In both cases the perception was that without magic you would be weak and it is the GM’s task to balance adventures so the challenge should be something that five magic users can cope with. Also that the first few levels were the training wheels levels and the GM isn’t out to kill you (yet). After 5th level you were more than capable of looking after yourself especially if they all worked together.

The only systems I have played where I can say there was not this asymmetry between magic and non-magic characters was Hero System and my own 3Deep. I will also confess to the fact that the magic system in 3Deep was inspired by playing Champions back in the 1980s. There may be others but it always remains that fighters can hit one person at once and a wizard can blast dozens of bring down castle walls or any number of other mass effects. Things that a warrior cannot do.

So many games look back to D&D for their tropes that they fall into this same asymmetric flaw.

Yesterday I think I wrote about my healer character. In Rolemaster you buy spells by the list. A list has group of spells organised by level. You could know the entire list but you can only cast the spells of your level or lower (there are optional rules for casting higher than your level spells with big penalties – called over casting). The problem with this system is that spell casters power snowballs. If at first level you know one or two lists, which is typical you will have one or two spells. At second level you may learn a new list so you know the 1st and 2nd level spells on that list and the first two you learned so you now have 6 spells (3x1st and 3x2nd). At 3rd level you gain another list and now you have four lists and know the first three spells on all the list so you have 12 spells.

By the time you are 5th level you would have stopped spending skill points on combat skills and you start learning two lists per level. It is easy to have eight lists giving you a range of 40 spells to cast from. You cannot cast them all as you have a limited amount of power points with which to charge your spells but it is the range and breadth of magic available.

Even a Lay Healer would have a three attacking spells available by 5th level and many more defensive spells. By that level there is no real fear of being caught up in a combat. Lay Healers also have no restrictions on armour barring helmets. So when I get to 5th level I can be wearing heavy-ish armour, protect myself further with magic, carry a shield and even attack at range using magic. As long as I keep enough power back to keep people alive after the battle I can create the impression of being the complete all rounder. The reality is of course that the fighters will be more fighty than me and the wizards will be more wizardy than me. But I still get to play a full and active role because of this built in profusion of magic. The wizards have the same volume of spells but their sphere of magic isn’t as broad ranging as the lay healer. They have a great number of attacking spells for example, they can fly faster and teleport further but they will never be able to heal and they have less defensive magic. The other realm of magic is your clericy/druidy magic and they don’t get to wear the heavy armour and they are even more lacking in attacking spells. The only thing they can do that I cannot is bring people back to life. I can stop you dying and put you back together but I cannot restore life if you actually died.

Depending on who you listen to some role master players think Clerics are the most powerful profession as they do have some offensive spells, they can wear some armour and they can heal and restore life.
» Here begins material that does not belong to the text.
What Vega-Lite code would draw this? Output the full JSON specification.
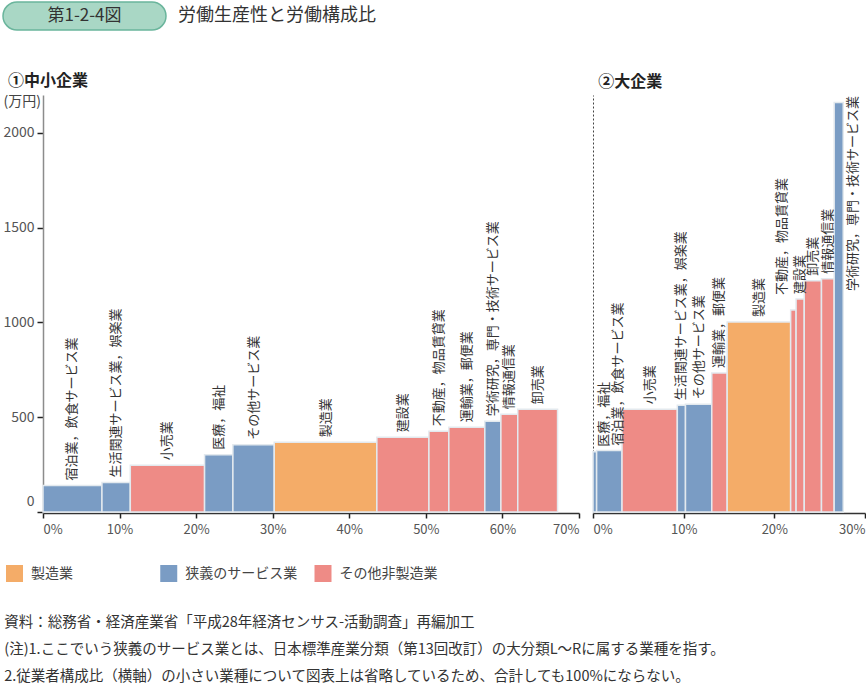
{
  "$schema": "https://vega.github.io/schema/vega-lite/v6.json",
  "background": "white",
  "padding": {"left": 2, "top": 1, "right": 0, "bottom": 0},
  "config": {
    "font": "Noto Sans CJK JP",
    "view": {"stroke": null},
    "axis": {"grid": false}
  },
  "title": {
    "text": [
      "資料：総務省・経済産業省「平成28年経済センサス-活動調査」再編加工",
      "(注)1.ここでいう狭義のサービス業とは、日本標準産業分類（第13回改訂）の大分類L～Rに属する業種を指す。",
      "2.従業者構成比（横軸）の小さい業種について図表上は省略しているため、合計しても100%にならない。"
    ],
    "orient": "bottom",
    "anchor": "start",
    "frame": "bounds",
    "fontSize": 14.5,
    "fontWeight": "normal",
    "color": "#333333",
    "lineHeight": 27,
    "offset": 34,
    "dx": 2
  },
  "datasets": {
    "sme": [
      {"industry": "宿泊業，飲食サービス業", "category": "狭義のサービス業", "x0": 0, "x1": 7.7, "value": 140},
      {"industry": "生活関連サービス業，娯楽業", "category": "狭義のサービス業", "x0": 7.7, "x1": 11.4, "value": 155},
      {"industry": "小売業", "category": "その他非製造業", "x0": 11.4, "x1": 21.1, "value": 247},
      {"industry": "医療，福祉", "category": "狭義のサービス業", "x0": 21.1, "x1": 24.8, "value": 302},
      {"industry": "その他サービス業", "category": "狭義のサービス業", "x0": 24.8, "x1": 30.2, "value": 355},
      {"industry": "製造業", "category": "製造業", "x0": 30.2, "x1": 43.6, "value": 368},
      {"industry": "建設業", "category": "その他非製造業", "x0": 43.6, "x1": 50.4, "value": 394},
      {"industry": "不動産，物品賃貸業", "category": "その他非製造業", "x0": 50.4, "x1": 53.0, "value": 426},
      {"industry": "運輸業，郵便業", "category": "その他非製造業", "x0": 53.0, "x1": 57.7, "value": 447},
      {"industry": "学術研究，専門・技術サービス業", "category": "狭義のサービス業", "x0": 57.7, "x1": 59.8, "value": 479},
      {"industry": "情報通信業", "category": "その他非製造業", "x0": 59.8, "x1": 62.0, "value": 516},
      {"industry": "卸売業", "category": "その他非製造業", "x0": 62.0, "x1": 67.2, "value": 542}
    ],
    "large": [
      {"industry": "医療，福祉", "category": "狭義のサービス業", "x0": 0, "x1": 0.4, "value": 318},
      {"industry": "宿泊業，飲食サービス業", "category": "狭義のサービス業", "x0": 0.4, "x1": 3.2, "value": 325},
      {"industry": "小売業", "category": "その他非製造業", "x0": 3.2, "x1": 9.3, "value": 542},
      {"industry": "生活関連サービス業，娯楽業", "category": "狭義のサービス業", "x0": 9.3, "x1": 10.2, "value": 563},
      {"industry": "その他サービス業", "category": "狭義のサービス業", "x0": 10.2, "x1": 13.1, "value": 568},
      {"industry": "運輸業，郵便業", "category": "その他非製造業", "x0": 13.1, "x1": 14.8, "value": 733},
      {"industry": "製造業", "category": "製造業", "x0": 14.8, "x1": 21.8, "value": 1003},
      {"industry": "不動産，物品賃貸業", "category": "その他非製造業", "x0": 21.8, "x1": 22.4, "value": 1066},
      {"industry": "建設業", "category": "その他非製造業", "x0": 22.4, "x1": 23.3, "value": 1124},
      {"industry": "卸売業", "category": "その他非製造業", "x0": 23.3, "x1": 25.2, "value": 1220},
      {"industry": "情報通信業", "category": "その他非製造業", "x0": 25.2, "x1": 26.6, "value": 1230},
      {"industry": "学術研究，専門・技術サービス業", "category": "狭義のサービス業", "x0": 26.6, "x1": 27.6, "value": 2160}
    ],
    "legendItems": [
      {"category": "製造業"},
      {"category": "狭義のサービス業"},
      {"category": "その他非製造業"}
    ],
    "header": [
      {"badge": "第1-2-4図", "title": "労働生産性と労働構成比"}
    ]
  },
  "spacing": 42,
  "vconcat": [
    {
      "width": 123,
      "height": 28,
      "data": {"name": "header"},
      "layer": [
        {
          "mark": {"type": "rect", "fill": "#a9d7c5", "stroke": "#6ab59c", "strokeWidth": 1.5, "cornerRadius": 14},
          "encoding": {
            "x": {"datum": 0, "type": "quantitative", "scale": {"domain": [0, 1], "range": [-40, 123]}, "axis": null},
            "x2": {"datum": 1}
          }
        },
        {
          "mark": {"type": "text", "fontSize": 17, "color": "#333333", "baseline": "middle"},
          "encoding": {
            "x": {"datum": 0.5, "type": "quantitative"},
            "text": {"field": "badge"}
          }
        },
        {
          "mark": {"type": "text", "fontSize": 18, "color": "#333333", "align": "left", "baseline": "middle", "dx": 12},
          "encoding": {
            "x": {"datum": 1, "type": "quantitative"},
            "text": {"field": "title"}
          }
        }
      ]
    },
    {
      "spacing": 29,
      "vconcat": [
        {
          "spacing": 12,
          "hconcat": [
            {
              "width": 536,
              "height": 417,
              "title": {"text": "①中小企業", "anchor": "start", "frame": "bounds", "fontSize": 16, "fontWeight": "bold", "color": "#222222", "offset": 5, "dx": 5},
              "data": {"name": "sme"},
              "layer": [
                {
                  "mark": {"type": "rect", "stroke": "#e3e9ee", "strokeWidth": 1.5},
                  "encoding": {
                    "x": {
                      "field": "x0", "type": "quantitative",
                      "scale": {"domain": [0, 70], "nice": false},
                      "axis": {"values": [0, 10, 20, 30, 40, 50, 60, 70], "labelExpr": "datum.value + '%'", "labelFlush": true, "title": null, "tickSize": 5, "tickColor": "#222222", "tickWidth": 1.5, "domainColor": "#333333", "domainWidth": 1.5, "labelFontSize": 13, "labelColor": "#555555", "labelPadding": 5, "offset": 1}
                    },
                    "x2": {"field": "x1"},
                    "y": {
                      "field": "value", "type": "quantitative",
                      "scale": {"domain": [0, 2200], "nice": false},
                      "axis": {"values": [0, 500, 1000, 1500, 2000], "format": "d", "title": "(万円)", "titleAngle": 0, "titleAlign": "left", "titleBaseline": "middle", "titleX": -40, "titleY": 6, "titleFontSize": 14, "titleFontWeight": "normal", "titleColor": "#444444", "tickSize": 6, "tickColor": "#222222", "tickWidth": 1.5, "domainColor": "#8c8c8c", "domainWidth": 1.5, "labelFontSize": 14, "labelColor": "#555555", "labelPadding": 3, "labelFlush": true, "labelFlushOffset": -4}
                    },
                    "y2": {"datum": 0},
                    "color": {
                      "field": "category", "type": "nominal",
                      "scale": {"domain": ["製造業", "狭義のサービス業", "その他非製造業"], "range": ["#f4ac68", "#7a9cc4", "#ee8b86"]},
                      "legend": null
                    }
                  }
                },
                {
                  "transform": [{"calculate": "(datum.x0 + datum.x1) / 2", "as": "xm"}],
                  "mark": {"type": "text", "angle": 270, "align": "left", "baseline": "middle", "dx": 5, "fontSize": 13, "color": "#333333"},
                  "encoding": {
                    "x": {"field": "xm", "type": "quantitative"},
                    "y": {"field": "value", "type": "quantitative"},
                    "text": {"field": "industry"}
                  }
                }
              ]
            },
            {
              "width": 272,
              "height": 417,
              "title": {"text": "②大企業", "anchor": "start", "frame": "bounds", "fontSize": 16, "fontWeight": "bold", "color": "#222222", "offset": 5, "dx": 6},
              "data": {"name": "large"},
              "layer": [
                {
                  "mark": {"type": "rect", "stroke": "#e3e9ee", "strokeWidth": 1.5},
                  "encoding": {
                    "x": {
                      "field": "x0", "type": "quantitative",
                      "scale": {"domain": [0, 30], "nice": false},
                      "axis": {"values": [0, 10, 20, 30], "labelExpr": "datum.value + '%'", "labelFlush": true, "title": null, "tickSize": 5, "tickColor": "#222222", "tickWidth": 1.5, "domainColor": "#333333", "domainWidth": 1.5, "labelFontSize": 13, "labelColor": "#555555", "labelPadding": 5, "offset": 1}
                    },
                    "x2": {"field": "x1"},
                    "y": {
                      "field": "value", "type": "quantitative",
                      "scale": {"domain": [0, 2200], "nice": false},
                      "axis": {"labels": false, "ticks": false, "title": null, "domainDash": [2, 2], "domainColor": "#444444", "domainWidth": 1}
                    },
                    "y2": {"datum": 0},
                    "color": {
                      "field": "category", "type": "nominal",
                      "scale": {"domain": ["製造業", "狭義のサービス業", "その他非製造業"], "range": ["#f4ac68", "#7a9cc4", "#ee8b86"]},
                      "legend": null
                    }
                  }
                },
                {
                  "transform": [
                    {"calculate": "(datum.x0 + datum.x1) / 2", "as": "xm"},
                    {"filter": "datum.industry !== '医療，福祉' && datum.industry !== '宿泊業，飲食サービス業' && datum.industry !== '不動産，物品賃貸業' && datum.industry !== '学術研究，専門・技術サービス業'"}
                  ],
                  "mark": {"type": "text", "angle": 270, "align": "left", "baseline": "middle", "dx": 5, "fontSize": 13, "color": "#333333"},
                  "encoding": {
                    "x": {"field": "xm", "type": "quantitative"},
                    "y": {"field": "value", "type": "quantitative"},
                    "text": {"field": "industry"}
                  }
                },
                {
                  "transform": [
                    {"calculate": "(datum.x0 + datum.x1) / 2", "as": "xm"},
                    {"filter": "datum.industry === '医療，福祉' || datum.industry === '宿泊業，飲食サービス業'"}
                  ],
                  "mark": {"type": "text", "angle": 270, "align": "left", "baseline": "middle", "dx": 5, "dy": 9, "fontSize": 13, "color": "#333333"},
                  "encoding": {
                    "x": {"field": "xm", "type": "quantitative"},
                    "y": {"field": "value", "type": "quantitative"},
                    "text": {"field": "industry"}
                  }
                },
                {
                  "transform": [
                    {"calculate": "(datum.x0 + datum.x1) / 2", "as": "xm"},
                    {"filter": "datum.industry === '不動産，物品賃貸業'"}
                  ],
                  "mark": {"type": "text", "angle": 270, "align": "left", "baseline": "middle", "dx": 15, "dy": -11.5, "fontSize": 13, "color": "#333333"},
                  "encoding": {
                    "x": {"field": "xm", "type": "quantitative"},
                    "y": {"field": "value", "type": "quantitative"},
                    "text": {"field": "industry"}
                  }
                },
                {
                  "transform": [
                    {"calculate": "(datum.x0 + datum.x1) / 2", "as": "xm"},
                    {"filter": "datum.industry === '学術研究，専門・技術サービス業'"}
                  ],
                  "mark": {"type": "text", "angle": 270, "align": "right", "baseline": "middle", "dx": 6.5, "dy": 14, "fontSize": 13, "color": "#333333"},
                  "encoding": {
                    "x": {"field": "xm", "type": "quantitative"},
                    "y": {"field": "value", "type": "quantitative"},
                    "text": {"field": "industry"}
                  }
                }
              ]
            }
          ]
        },
        {
          "width": 300,
          "height": 17,
          "data": {"name": "legendItems"},
          "layer": [
            {
              "mark": {"type": "square", "size": 289, "opacity": 1},
              "encoding": {
                "x": {"field": "category", "type": "nominal", "sort": null, "scale": {"type": "point", "padding": 0, "domain": ["製造業", "狭義のサービス業", "その他非製造業"], "range": [-28.5, 280]}, "axis": null},
                "color": {
                  "field": "category", "type": "nominal",
                  "scale": {"domain": ["製造業", "狭義のサービス業", "その他非製造業"], "range": ["#f4ac68", "#7a9cc4", "#ee8b86"]},
                  "legend": null
                }
              }
            },
            {
              "mark": {"type": "text", "align": "left", "baseline": "middle", "dx": 16.5, "fontSize": 14, "color": "#444444"},
              "encoding": {
                "x": {"field": "category", "type": "nominal", "sort": null, "scale": {"type": "point", "padding": 0, "domain": ["製造業", "狭義のサービス業", "その他非製造業"], "range": [-28.5, 280]}, "axis": null},
                "text": {"field": "category"}
              }
            }
          ]
        }
      ]
    }
  ]
}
Some thinking that your typical wizard type is the most powerful as lightning bolt is the most dangerous direct attack in the game and a death cloud the most powerful area of effect spell in the game.

I think lay healers are the most powerful profession in the game because they have strong defenses, incredibly wide ranging magic for attack, defence and just about everything utilitarian in between, they are healers and their core skills relate to social interaction and mental skills. There is nothing this profession cannot do once they get past the first few levels.

Absolutely no one thinks any of the arms or skills based characters our outstanding.

If that isn’t asymmetrical I don’t know what is!